REQUIREMENTS
Scan the listing that follows and report how many lines contain "LaTeX". Write the number alone.

--------------------------------------------------

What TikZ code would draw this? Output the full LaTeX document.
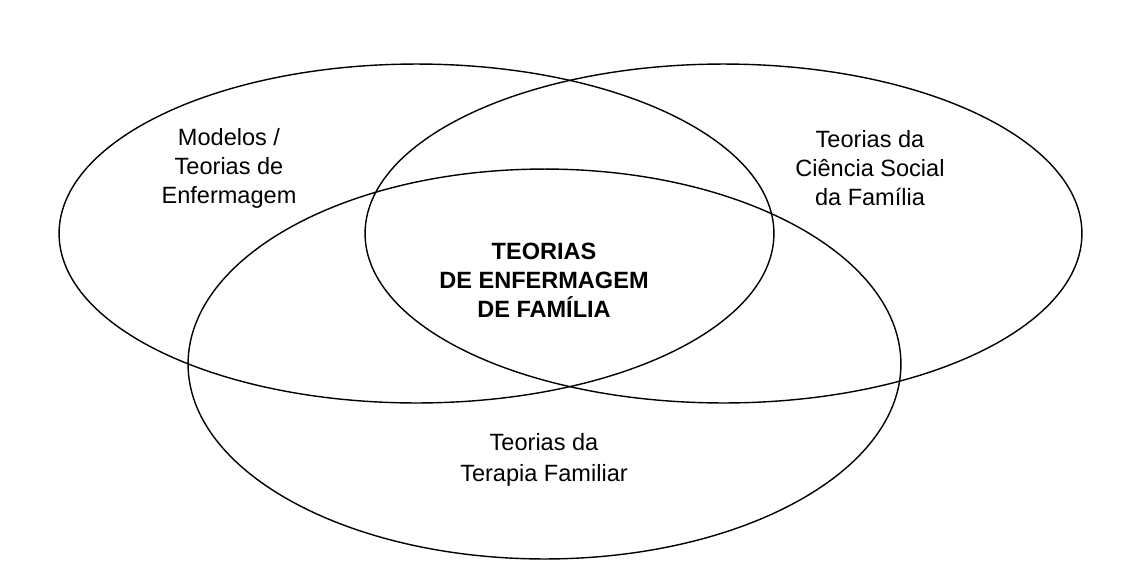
\documentclass[tikz,border=0pt]{standalone}
\usepackage{fontspec}
\setmainfont{Liberation Sans}
\usetikzlibrary{shapes.geometric}

\tikzset{
  conjunto/.style={draw, ellipse, inner sep=0pt, line width=0.8pt},
  rotulo/.style={align=center, font=\fontsize{13.4}{16.5}\selectfont}
}

\begin{document}
\begin{tikzpicture}[x=0.02cm,y=-0.02cm]
  \useasboundingbox (0,0) rectangle (1123,582);

  % os tres conjuntos
  \node[conjunto, minimum width=14.3cm, minimum height=6.78cm] (enf) at (416.5,233.5) {};
  \node[conjunto, minimum width=14.34cm, minimum height=6.78cm] (soc) at (723.5,233.5) {};
  \node[conjunto, minimum width=14.26cm, minimum height=7.8cm] (ter) at (544.5,364) {};

  % textos
  \node[rotulo] (tenf) at (229,168) {Modelos /\\Teorias de\\Enfermagem};
  \node[rotulo] (tsoc) at (870,168) {Teorias da\\Ciência Social\\da Família};
  \node[rotulo, font=\fontsize{13.4}{16.5}\selectfont\bfseries] (tcen) at (544,280) {TEORIAS\\DE ENFERMAGEM\\DE FAMÍLIA};
  \node[rotulo, font=\fontsize{13.4}{18}\selectfont] (tter) at (544,460) {Teorias da\\Terapia Familiar};
\end{tikzpicture}
\end{document}
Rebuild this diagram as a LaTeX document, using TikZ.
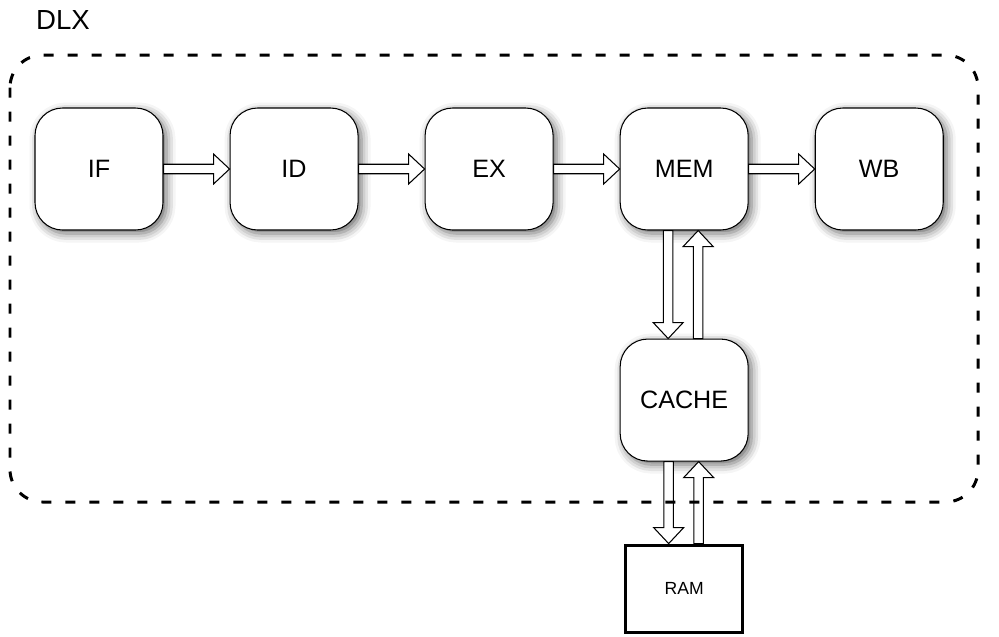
\documentclass[tikz,border=0pt]{standalone}
\usepackage{fontspec}
\setmainfont{Liberation Sans}
\usetikzlibrary{positioning,calc,shadows.blur}

% hollow block arrow from #1 to #2 (names of coordinates or nodes)
\newcommand{\blockarrow}[2]{%
  \coordinate (ba-h) at ($(#2)!0.32cm!(#1)$);
  \draw[blockarr] ($(#1)!0.095cm!90:(#2)$) -- ($(ba-h)!0.095cm!-90:(#1)$)
    -- ($(ba-h)!0.3cm!-90:(#1)$) -- (#2) -- ($(ba-h)!0.3cm!90:(#1)$)
    -- ($(ba-h)!0.095cm!90:(#1)$) -- ($(#1)!0.095cm!-90:(#2)$) -- cycle;}

\begin{document}
\begin{tikzpicture}[
    stage/.style={draw, fill=white, rounded corners=0.55cm, minimum width=2.56cm,
      minimum height=2.44cm, line width=0.6pt, font=\fontsize{14.3}{17}\selectfont,
      blur shadow={shadow xshift=0.7mm, shadow yshift=-0.7mm, shadow blur radius=1.8mm, shadow opacity=60}},
    memory/.style={draw, fill=white, line width=1.7pt, minimum width=2.34cm,
      minimum height=1.74cm, font=\fontsize{10}{12}\selectfont},
    blockarr/.style={draw, fill=white, line width=0.6pt, line join=miter},
    frame/.style={line width=1.7pt, dash pattern=on 0.2cm off 0.28cm, rounded corners=0.65cm},
    node distance=1.32cm
  ]

    \useasboundingbox (0,0) rectangle (19.98,-12.72);

    % pipeline stages
    \node[stage] (if) at (1.98,-3.38) {IF};
    \node[stage, right=of if] (id) {ID};
    \node[stage, right=of id] (ex) {EX};
    \node[stage, right=of ex] (mem) {MEM};
    \node[stage, right=of mem] (wb) {WB};

    \node[stage, below=2.16cm of mem] (cache) {CACHE};
    \node[memory, below=1.64cm of cache] (ram) {RAM};

    % stage to stage
    \blockarrow{if.east}{id.west}
    \blockarrow{id.east}{ex.west}
    \blockarrow{ex.east}{mem.west}
    \blockarrow{mem.east}{wb.west}

    % memory traffic
    \coordinate (memout) at ([xshift=-0.32cm]mem.south);
    \coordinate (memin) at ([xshift=0.28cm]mem.south);
    \coordinate (cachetop-in) at ([xshift=-0.32cm]cache.north);
    \coordinate (cachetop-out) at ([xshift=0.28cm]cache.north);
    \coordinate (cachebot-out) at ([xshift=-0.31cm]cache.south);
    \coordinate (cachebot-in) at ([xshift=0.29cm]cache.south);
    \coordinate (ramin) at ([xshift=-0.31cm]ram.north);
    \coordinate (ramout) at ([xshift=0.29cm]ram.north);

    \blockarrow{memout}{cachetop-in}
    \blockarrow{cachetop-out}{memin}
    \blockarrow{cachebot-out}{ramin}
    \blockarrow{ramout}{cachebot-in}

    % DLX boundary
    \draw[frame] (0.2,-1.1) rectangle (19.56,-10.04);
    \node[font=\fontsize{15.7}{19}\selectfont] (dlx) at (1.26,-0.4) {DLX};

\end{tikzpicture}
\end{document}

--------------------------------------------------

FINAL ANSWER
2